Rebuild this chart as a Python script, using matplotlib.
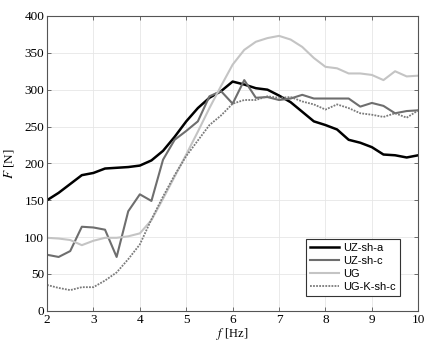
import matplotlib.pyplot as plt

freq = [2.0, 2.25, 2.5, 2.75, 3.0, 3.25, 3.5, 3.75, 4.0, 4.25, 4.5, 4.75, 5.0,
        5.25, 5.5, 5.75, 6.0, 6.25, 6.5, 6.75, 7.0, 7.25, 7.5, 7.75, 8.0,
        8.25, 8.5, 8.75, 9.0, 9.25, 9.5, 9.75, 10.0]

uz_sh_a = [150, 160, 172, 184, 187, 193, 194, 195, 197, 204, 217, 236, 257,
           275, 289, 298, 311, 307, 302, 300, 292, 283, 270, 257, 252,
           246, 232, 228, 222, 212, 211, 208, 211]
uz_sh_c = [76, 73, 81, 114, 113, 110, 73, 135, 158, 149, 205, 232, 244,
           257, 291, 298, 281, 313, 289, 290, 286, 288, 293, 288, 288,
           288, 288, 277, 282, 278, 268, 271, 272]
ug = [99, 98, 96, 89, 95, 99, 99, 101, 105, 123, 152, 182, 212,
      243, 275, 305, 334, 354, 365, 370, 373, 368, 358, 343, 331,
      329, 322, 322, 320, 313, 325, 318, 319]
ug_k_sh_c = [35, 31, 28, 32, 32, 41, 52, 70, 90, 124, 155, 184, 210,
             231, 252, 265, 281, 286, 286, 291, 289, 290, 284, 280, 273,
             280, 275, 268, 266, 263, 268, 262, 272]

serif = 'Liberation Serif'
sans = 'Liberation Sans'
plt.rcParams['mathtext.fontset'] = 'stix'

fig = plt.figure(figsize=(4.29, 3.40), dpi=100)
ax = fig.add_axes([0.1096, 0.0860, 0.8654, 0.8670])

ax.plot(freq, uz_sh_a, color='black', lw=1.8, label='UZ-sh-a')
ax.plot(freq, uz_sh_c, color='#6e6e6e', lw=1.5, label='UZ-sh-c')
ax.plot(freq, ug, color='#c4c4c4', lw=1.5, label='UG')
ax.plot(freq, ug_k_sh_c, color='#7a7a7a', lw=1.3, ls=(0, (1.0, 0.7)), label='UG-K-sh-c')

ax.set_xlim(2, 10)
ax.set_ylim(0, 400)
ax.set_xticks(range(2, 11))
ax.set_yticks(range(0, 401, 50))
ax.grid(True, color='#e6e6e6', lw=0.6)
ax.set_axisbelow(True)
ax.tick_params(direction='in', top=True, right=True, length=3, width=0.6,
               color='#555555', labelsize=9.5, pad=2)
for lab in ax.get_xticklabels() + ax.get_yticklabels():
    lab.set_fontfamily(serif)
for s in ax.spines.values():
    s.set_color('#555555')
    s.set_linewidth(0.8)

ax.set_xlabel(r'$f$ [Hz]', family=serif, fontsize=9, labelpad=0)
ax.set_ylabel(r'$F$ [N]', family=serif, fontsize=9.5, labelpad=6)

leg = ax.legend(loc='lower right', bbox_to_anchor=(0.95, 0.05), fancybox=False,
                edgecolor='#333333', framealpha=1, borderaxespad=0,
                prop={'family': sans, 'size': 8}, handlelength=2.6,
                handletextpad=0.3, labelspacing=0.25, borderpad=0.4)
leg.get_frame().set_linewidth(0.8)

fig.savefig('out.png', dpi=100)
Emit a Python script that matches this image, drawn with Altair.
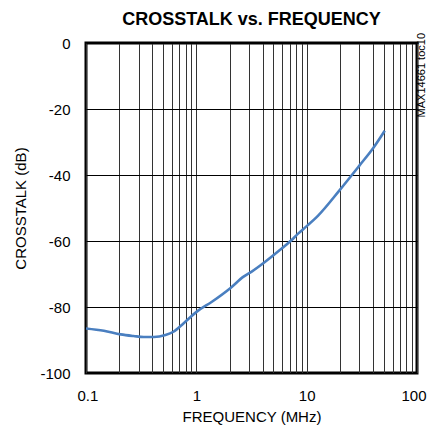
import altair as alt
import pandas as pd

# Curve
freq_mhz = [0.1, 0.145, 0.206, 0.27, 0.334, 0.412, 0.525, 0.62, 0.768, 1.01, 1.385,
            2.03, 2.68, 3.2, 4.21, 5.5, 7.31, 8.41, 10.0, 12.7, 20.0, 30.3, 40.0, 51.0]
crosstalk_db = [-86.5, -87.2, -88.3, -88.8, -89.1, -89.1, -88.5, -87.5, -84.9, -81.4, -78.4,
                -74.3, -70.8, -69.2, -66.3, -63.2, -59.7, -57.7, -55.5, -52.3, -44.5,
                -37.0, -31.9, -26.6]

# Axis grid / tick values
x_grid_values = [0.1, 0.2, 0.3, 0.4, 0.5, 0.6, 0.7, 0.8, 0.9,
                 1, 2, 3, 4, 5, 6, 7, 8, 9,
                 10, 20, 30, 40, 50, 60, 70, 80, 90, 100]
x_label_values = ["0.1", "1", "10", "100"]
y_tick_values = [-100, -80, -60, -40, -20, 0]

df = pd.DataFrame({"f": freq_mhz, "db": crosstalk_db})

FONT = "Liberation Sans"

label_list = "[" + ",".join("'%s'" % v for v in x_label_values) + "]"

line = alt.Chart(df).mark_line(color="#4a7fc0", strokeWidth=2.6, interpolate="monotone").encode(
    x=alt.X("f:Q",
            scale=alt.Scale(type="log", domain=[0.1, 100], nice=False),
            axis=alt.Axis(values=x_grid_values, format="~g",
                          labelExpr="indexof(" + label_list + ", datum.label) >= 0 ? datum.label : ''",
                          title="FREQUENCY (MHz)", grid=True, gridColor="#333333",
                          gridWidth=1, gridOpacity=1, ticks=False, domain=False,
                          labelFlush=True, labelFlushOffset=9, labelOverlap=False,
                          labelPadding=15, titlePadding=6, labelFontSize=15,
                          titleFontSize=15, labelFont=FONT, titleFont=FONT,
                          labelColor="black", titleColor="black", titleFontWeight="normal")),
    y=alt.Y("db:Q",
            scale=alt.Scale(domain=[-100, 0], nice=False),
            axis=alt.Axis(values=y_tick_values,
                          labelExpr="datum.value == 0 ? '0' : '-' + abs(datum.value)",
                          title="CROSSTALK (dB)", grid=True, gridColor="black",
                          gridWidth=1, gridOpacity=1, ticks=False, domain=False,
                          labelFlush=False,
                          labelPadding=16, titlePadding=11, labelFontSize=15,
                          titleFontSize=15, labelFont=FONT, titleFont=FONT,
                          labelColor="black", titleColor="black", titleFontWeight="normal")),
)

note = alt.Chart(pd.DataFrame({"t": ["MAX14661 toc10"]})).mark_text(
    angle=270, align="right", baseline="middle", fontSize=11, font=FONT, color="black"
).encode(x=alt.value(336), y=alt.value(-10), text="t:N")

chart = alt.layer(line, note).properties(
    width=331, height=330,
    title=alt.TitleParams("CROSSTALK vs. FREQUENCY", font=FONT, fontSize=18,
                          fontWeight="bold", color="black", anchor="middle", offset=4),
    autosize="none",
    padding={"left": 78, "top": 35, "right": 10, "bottom": 52},
).configure_view(stroke="black", strokeWidth=3)

chart.save("out.html", embed_options={"renderer": "svg", "actions": False})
= = = =
Reproduce the material word for word, minus the images.

Rebuild this chart as a Python script, using matplotlib.
import matplotlib.pyplot as plt

freq = [2.0, 2.25, 2.5, 2.75, 3.0, 3.25, 3.5, 3.75, 4.0, 4.25, 4.5, 4.75, 5.0,
        5.25, 5.5, 5.75, 6.0, 6.25, 6.5, 6.75, 7.0, 7.25, 7.5, 7.75, 8.0,
        8.25, 8.5, 8.75, 9.0, 9.25, 9.5, 9.75, 10.0]

uz_sh_a = [150, 160, 172, 184, 187, 193, 194, 195, 197, 204, 217, 236, 257,
           275, 289, 298, 311, 307, 302, 300, 292, 283, 270, 257, 252,
           246, 232, 228, 222, 212, 211, 208, 211]
uz_sh_c = [76, 73, 81, 114, 113, 110, 73, 135, 158, 149, 205, 232, 244,
           257, 291, 298, 281, 313, 289, 290, 286, 288, 293, 288, 288,
           288, 288, 277, 282, 278, 268, 271, 272]
ug = [99, 98, 96, 89, 95, 99, 99, 101, 105, 123, 152, 182, 212,
      243, 275, 305, 334, 354, 365, 370, 373, 368, 358, 343, 331,
      329, 322, 322, 320, 313, 325, 318, 319]
ug_k_sh_c = [35, 31, 28, 32, 32, 41, 52, 70, 90, 124, 155, 184, 210,
             231, 252, 265, 281, 286, 286, 291, 289, 290, 284, 280, 273,
             280, 275, 268, 266, 263, 268, 262, 272]

serif = 'Liberation Serif'
sans = 'Liberation Sans'
plt.rcParams['mathtext.fontset'] = 'stix'

fig = plt.figure(figsize=(4.29, 3.40), dpi=100)
ax = fig.add_axes([0.1096, 0.0860, 0.8654, 0.8670])

ax.plot(freq, uz_sh_a, color='black', lw=1.8, label='UZ-sh-a')
ax.plot(freq, uz_sh_c, color='#6e6e6e', lw=1.5, label='UZ-sh-c')
ax.plot(freq, ug, color='#c4c4c4', lw=1.5, label='UG')
ax.plot(freq, ug_k_sh_c, color='#7a7a7a', lw=1.3, ls=(0, (1.0, 0.7)), label='UG-K-sh-c')

ax.set_xlim(2, 10)
ax.set_ylim(0, 400)
ax.set_xticks(range(2, 11))
ax.set_yticks(range(0, 401, 50))
ax.grid(True, color='#e6e6e6', lw=0.6)
ax.set_axisbelow(True)
ax.tick_params(direction='in', top=True, right=True, length=3, width=0.6,
               color='#555555', labelsize=9.5, pad=2)
for lab in ax.get_xticklabels() + ax.get_yticklabels():
    lab.set_fontfamily(serif)
for s in ax.spines.values():
    s.set_color('#555555')
    s.set_linewidth(0.8)

ax.set_xlabel(r'$f$ [Hz]', family=serif, fontsize=9, labelpad=0)
ax.set_ylabel(r'$F$ [N]', family=serif, fontsize=9.5, labelpad=6)

leg = ax.legend(loc='lower right', bbox_to_anchor=(0.95, 0.05), fancybox=False,
                edgecolor='#333333', framealpha=1, borderaxespad=0,
                prop={'family': sans, 'size': 8}, handlelength=2.6,
                handletextpad=0.3, labelspacing=0.25, borderpad=0.4)
leg.get_frame().set_linewidth(0.8)

fig.savefig('out.png', dpi=100)
Emit a Python script that matches this image, drawn with Altair.
import altair as alt
import pandas as pd

# Curve
freq_mhz = [0.1, 0.145, 0.206, 0.27, 0.334, 0.412, 0.525, 0.62, 0.768, 1.01, 1.385,
            2.03, 2.68, 3.2, 4.21, 5.5, 7.31, 8.41, 10.0, 12.7, 20.0, 30.3, 40.0, 51.0]
crosstalk_db = [-86.5, -87.2, -88.3, -88.8, -89.1, -89.1, -88.5, -87.5, -84.9, -81.4, -78.4,
                -74.3, -70.8, -69.2, -66.3, -63.2, -59.7, -57.7, -55.5, -52.3, -44.5,
                -37.0, -31.9, -26.6]

# Axis grid / tick values
x_grid_values = [0.1, 0.2, 0.3, 0.4, 0.5, 0.6, 0.7, 0.8, 0.9,
                 1, 2, 3, 4, 5, 6, 7, 8, 9,
                 10, 20, 30, 40, 50, 60, 70, 80, 90, 100]
x_label_values = ["0.1", "1", "10", "100"]
y_tick_values = [-100, -80, -60, -40, -20, 0]

df = pd.DataFrame({"f": freq_mhz, "db": crosstalk_db})

FONT = "Liberation Sans"

label_list = "[" + ",".join("'%s'" % v for v in x_label_values) + "]"

line = alt.Chart(df).mark_line(color="#4a7fc0", strokeWidth=2.6, interpolate="monotone").encode(
    x=alt.X("f:Q",
            scale=alt.Scale(type="log", domain=[0.1, 100], nice=False),
            axis=alt.Axis(values=x_grid_values, format="~g",
                          labelExpr="indexof(" + label_list + ", datum.label) >= 0 ? datum.label : ''",
                          title="FREQUENCY (MHz)", grid=True, gridColor="#333333",
                          gridWidth=1, gridOpacity=1, ticks=False, domain=False,
                          labelFlush=True, labelFlushOffset=9, labelOverlap=False,
                          labelPadding=15, titlePadding=6, labelFontSize=15,
                          titleFontSize=15, labelFont=FONT, titleFont=FONT,
                          labelColor="black", titleColor="black", titleFontWeight="normal")),
    y=alt.Y("db:Q",
            scale=alt.Scale(domain=[-100, 0], nice=False),
            axis=alt.Axis(values=y_tick_values,
                          labelExpr="datum.value == 0 ? '0' : '-' + abs(datum.value)",
                          title="CROSSTALK (dB)", grid=True, gridColor="black",
                          gridWidth=1, gridOpacity=1, ticks=False, domain=False,
                          labelFlush=False,
                          labelPadding=16, titlePadding=11, labelFontSize=15,
                          titleFontSize=15, labelFont=FONT, titleFont=FONT,
                          labelColor="black", titleColor="black", titleFontWeight="normal")),
)

note = alt.Chart(pd.DataFrame({"t": ["MAX14661 toc10"]})).mark_text(
    angle=270, align="right", baseline="middle", fontSize=11, font=FONT, color="black"
).encode(x=alt.value(336), y=alt.value(-10), text="t:N")

chart = alt.layer(line, note).properties(
    width=331, height=330,
    title=alt.TitleParams("CROSSTALK vs. FREQUENCY", font=FONT, fontSize=18,
                          fontWeight="bold", color="black", anchor="middle", offset=4),
    autosize="none",
    padding={"left": 78, "top": 35, "right": 10, "bottom": 52},
).configure_view(stroke="black", strokeWidth=3)

chart.save("out.html", embed_options={"renderer": "svg", "actions": False})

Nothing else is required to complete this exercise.